Acabo de poner fin a la tramitación de una herencia. No crean ustedes que el testamento incluía un gran patrimonio. En absoluto. Pero las idas y venidas, cauciones administrativas, comprobaciones, documentos notariales y autoliquidaciones nos han llevado de culo a mi hermano y a mí. De lo que se ha pagado por plusvalías y sucesiones no digo nada. Soy un señor que prefiere cotizar lo que toque y reservarse el derecho a criticar sin piedad a quienes gestionen mal el fondo común. Pero sí quiero reseñar el carácter prolijo de los trámites y la imposibilidad de saltárselos a la torera. Si eres persona física y careces de soportes societarios aquí, en Andorra, Panamá o alguna otra guarida, pasas por el aro tanto si quieres como si no.

Habrá quien nos diga a la gente del común que si no defraudamos es porque no tenemos ocasión. Los mecanismos nos controlan de tal forma que somos honestos a nuestro pesar. Pero eso es mentira o una verdad a medias. En España a nadie se le ocurre meter un billete de 50 euros en el bolsillo de la bata del médico que nos anuncia las pruebas radiológicas para dentro de ocho meses o al agente que nos multa por una infracción de tráfico ni al que vigila la frontera ni a ningún empleado público o privado del que esperamos trato de favor. Cada vez son menos habituales las facturas sin IVA (a mí hace mucho que no me proponen una) y los fraudes por abajo pierden volumen porque están sujetos a mecanismos de inspección cada vez más precisos.

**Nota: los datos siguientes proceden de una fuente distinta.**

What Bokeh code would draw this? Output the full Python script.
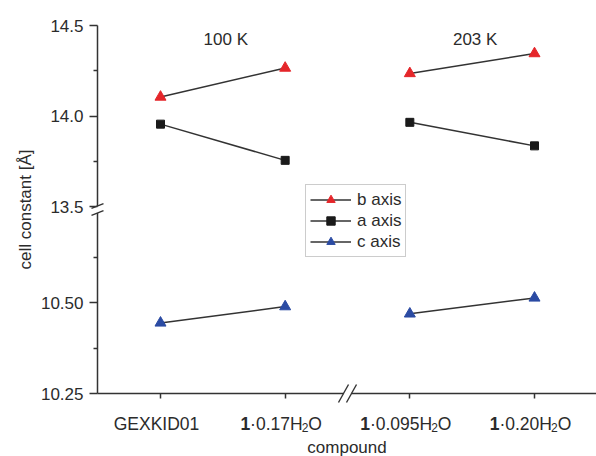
import math
from bokeh.plotting import figure
from bokeh.models import FixedTicker, Label, Legend, LegendItem, Arrow, Range1d
from bokeh.embed import file_html
from bokeh.resources import INLINE

# ---------------- data ----------------
categories = ["GEXKID01", "1·0.17H2O", "1·0.095H2O", "1·0.20H2O"]
category_parts = [
    [("GEXKID01", "n")],
    [("1", "b"), ("·0.17H", "n"), ("2", "s"), ("O", "n")],
    [("1", "b"), ("·0.095H", "n"), ("2", "s"), ("O", "n")],
    [("1", "b"), ("·0.20H", "n"), ("2", "s"), ("O", "n")],
]
temperature_groups = ["100 K", "203 K"]
b_axis = [14.105, 14.265, 14.235, 14.345]
a_axis = [13.955, 13.755, 13.965, 13.835]
c_axis = [10.445, 10.490, 10.470, 10.514]
y_major = [10.25, 10.50, 13.5, 14.0, 14.5]
y_major_labels = ["10.25", "10.50", "13.5", "14.0", "14.5"]
y_minor = [10.375, 10.625, 13.75, 14.25]

# ---------------- broken y scale ----------------
LOW0, LOW1 = 10.25, 10.75
HIGH0, HIGH1 = 13.5, 14.5
GAP = 0.033


def to_plot(v):
    if v <= LOW1:
        return (v - LOW0) / (LOW1 - LOW0)
    return 1 + GAP + (v - HIGH0) / (HIGH1 - HIGH0)


Y_TOP = to_plot(HIGH1)
x_pos = list(range(1, len(categories) + 1))

# ---------------- layout (frame = whole canvas, axes at fixed locations) ----------------
W, H = 596, 456
AXL, AXR, AXT, AXB = 97, 596, 25, 393          # axis box in canvas pixels
KX = (534 - 160) / 3.0                          # px per category step
KY = (AXB - AXT) / Y_TOP                        # px per plot unit
X_AT_AXIS = 1 - (160 - AXL) / KX
XA = X_AT_AXIS - AXL / KX
XB = X_AT_AXIS + (W - AXL) / KX
YA = -(H - AXB) / KY
YB = Y_TOP + AXT / KY

FONT = "Liberation Sans"
TXT = "#2b2b2b"
AX = "#333333"

p = figure(width=W, height=H, x_range=Range1d(XA, XB), y_range=Range1d(YA, YB),
           output_backend="svg", toolbar_location=None,
           min_border_left=0, min_border_right=0, min_border_top=0, min_border_bottom=0)
p.outline_line_color = None
p.grid.visible = False
p.background_fill_color = "white"
p.border_fill_color = "white"

# x axis
xa = p.xaxis[0]
xa.fixed_location = 0.0
xa.ticker = FixedTicker(ticks=x_pos, minor_ticks=[])
xa.major_label_overrides = {x: "" for x in x_pos}
xa.axis_line_color = None
xa.major_tick_line_color = AX
xa.major_tick_line_width = 1.5
xa.major_tick_out = 5
xa.major_tick_in = 0

# y axis
ya = p.yaxis[0]
ya.fixed_location = X_AT_AXIS
ya.ticker = FixedTicker(ticks=[to_plot(v) for v in y_major],
                        minor_ticks=[to_plot(v) for v in y_minor])
ya.major_label_overrides = {to_plot(v): lab for v, lab in zip(y_major, y_major_labels)}
ya.axis_line_color = None
ya.major_tick_line_color = AX
ya.minor_tick_line_color = AX
ya.major_tick_line_width = 1.5
ya.minor_tick_line_width = 1.5
ya.major_tick_out = 8
ya.major_tick_in = 0
ya.minor_tick_out = 4
ya.minor_tick_in = 0
ya.major_label_standoff = 6
ya.major_label_text_font = FONT
ya.major_label_text_font_size = "17px"
ya.major_label_text_color = TXT


# axis lines with breaks (screen px, origin bottom-left of canvas)
def sy(page_y):
    return H - page_y


yb = H - (AXB - (to_plot(LOW1) + to_plot(HIGH0)) / 2 * KY)
xb = AXL + (2.5 - X_AT_AXIS) * KX


def seg(x0, y0, x1, y1, w=1.5):
    p.add_layout(Arrow(x_start=x0, y_start=y0, x_end=x1, y_end=y1,
                       start_units="screen", end_units="screen", end=None,
                       line_color=AX, line_width=w))


seg(AXL, sy(AXB), AXL, yb - 3.5)
seg(AXL, yb + 3.5, AXL, sy(AXT))
seg(AXL, sy(AXB), xb - 4, sy(AXB))
seg(xb + 4, sy(AXB), AXR, sy(AXB))
for d in (-3.5, 3.5):
    seg(AXL - 6, yb + d - 2.4, AXL + 6, yb + d + 2.4, 1.4)
for d in (-4, 4):
    seg(xb + d - 5, sy(AXB) - 9, xb + d + 5, sy(AXB) + 9, 1.4)

# ---------------- series ----------------
series = [
    ("b axis", b_axis, "triangle", "#e5262a", 11),
    ("a axis", a_axis, "square", "#1a1a1a", 8),
    ("c axis", c_axis, "triangle", "#2b4ba3", 11),
]
items = []
for name, vals, marker, color, size in series:
    yv = [to_plot(v) for v in vals]
    ml = p.multi_line(xs=[x_pos[0:2], x_pos[2:4]], ys=[yv[0:2], yv[2:4]],
                      line_color=AX, line_width=1.5)
    sc = p.scatter(x_pos, yv, marker=marker, size=size, fill_color=color,
                   line_color=color, line_width=1)
    items.append(LegendItem(label=name, renderers=[ml, sc]))

legend = Legend(items=items, location=(305, sy(257)), border_line_color="#999999",
                border_line_width=1, background_fill_color="white", background_fill_alpha=1,
                glyph_width=41, glyph_height=21, label_height=21, label_standoff=6,
                spacing=0, padding=4, margin=0,
                label_text_font=FONT, label_text_font_size="17px", label_text_color=TXT)
p.add_layout(legend)

# temperature annotations
for i, t in enumerate(temperature_groups):
    p.add_layout(Label(x=(x_pos[2 * i] + x_pos[2 * i + 1]) / 2, y=sy(39),
                       x_units="data", y_units="screen", text=t, text_align="center",
                       text_baseline="alphabetic", text_font=FONT, text_font_size="17px",
                       text_color=TXT, x_offset=3))

# axis titles
p.add_layout(Label(x=(AXL + AXR) / 2, y=sy(447), x_units="screen", y_units="screen",
                   text="compound", text_align="center", text_baseline="alphabetic",
                   text_font=FONT, text_font_size="17px", text_color=TXT))
p.add_layout(Label(x=25, y=sy((AXT + AXB) / 2), x_units="screen", y_units="screen",
                   text="cell constant [Å]", text_align="center", text_baseline="middle",
                   angle=math.pi / 2, text_font=FONT, text_font_size="17px", text_color=TXT))

# category tick labels with bold / subscript parts
WID = {"0": 556, "1": 556, "2": 556, "3": 556, "4": 556, "5": 556, "6": 556, "7": 556,
       "8": 556, "9": 556, ".": 278, "·": 278, "H": 722, "O": 778, "G": 778, "E": 667,
       "X": 667, "K": 667, "I": 278, "D": 722}
FS, SFS = 17.5, 12


def width(s, fs):
    return sum(WID.get(ch, 556) for ch in s) / 1000 * fs


for x, parts in zip(x_pos, category_parts):
    sizes = [SFS if k == "s" else FS for _, k in parts]
    total = sum(width(s, f) for (s, _), f in zip(parts, sizes))
    off = -total / 2 - 4
    for (s, k), f in zip(parts, sizes):
        p.add_layout(Label(x=x, y=sy(423) - (4 if k == "s" else 0), x_units="data",
                           y_units="screen", x_offset=off, text=s, text_align="left",
                           text_baseline="alphabetic", text_font=FONT,
                           text_font_size=f"{f}px",
                           text_font_style="bold" if k == "b" else "normal",
                           text_color=TXT))
        off += width(s, f)

open("out.html", "w").write(file_html(p, INLINE))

En cambio, esos mismos mecanismos son burlados a diario por quienes ocupan posiciones en las (distintas) cúpulas del sistema. Altos cargos de las administraciones (políticos, directivos de sociedades públicas y funcionarios), grandes empresarios (o no tan grandes pero bien relacionados) y capos del crimen organizado obtienen de un modo u otro la posibilidad de ponerse el mundo por montera. Algunos acaban en la cárcel, otros muchos no.

Es decir, ni todos somos corruptos ni las normas y las leyes son iguales para todos. De eso nada, Mariano.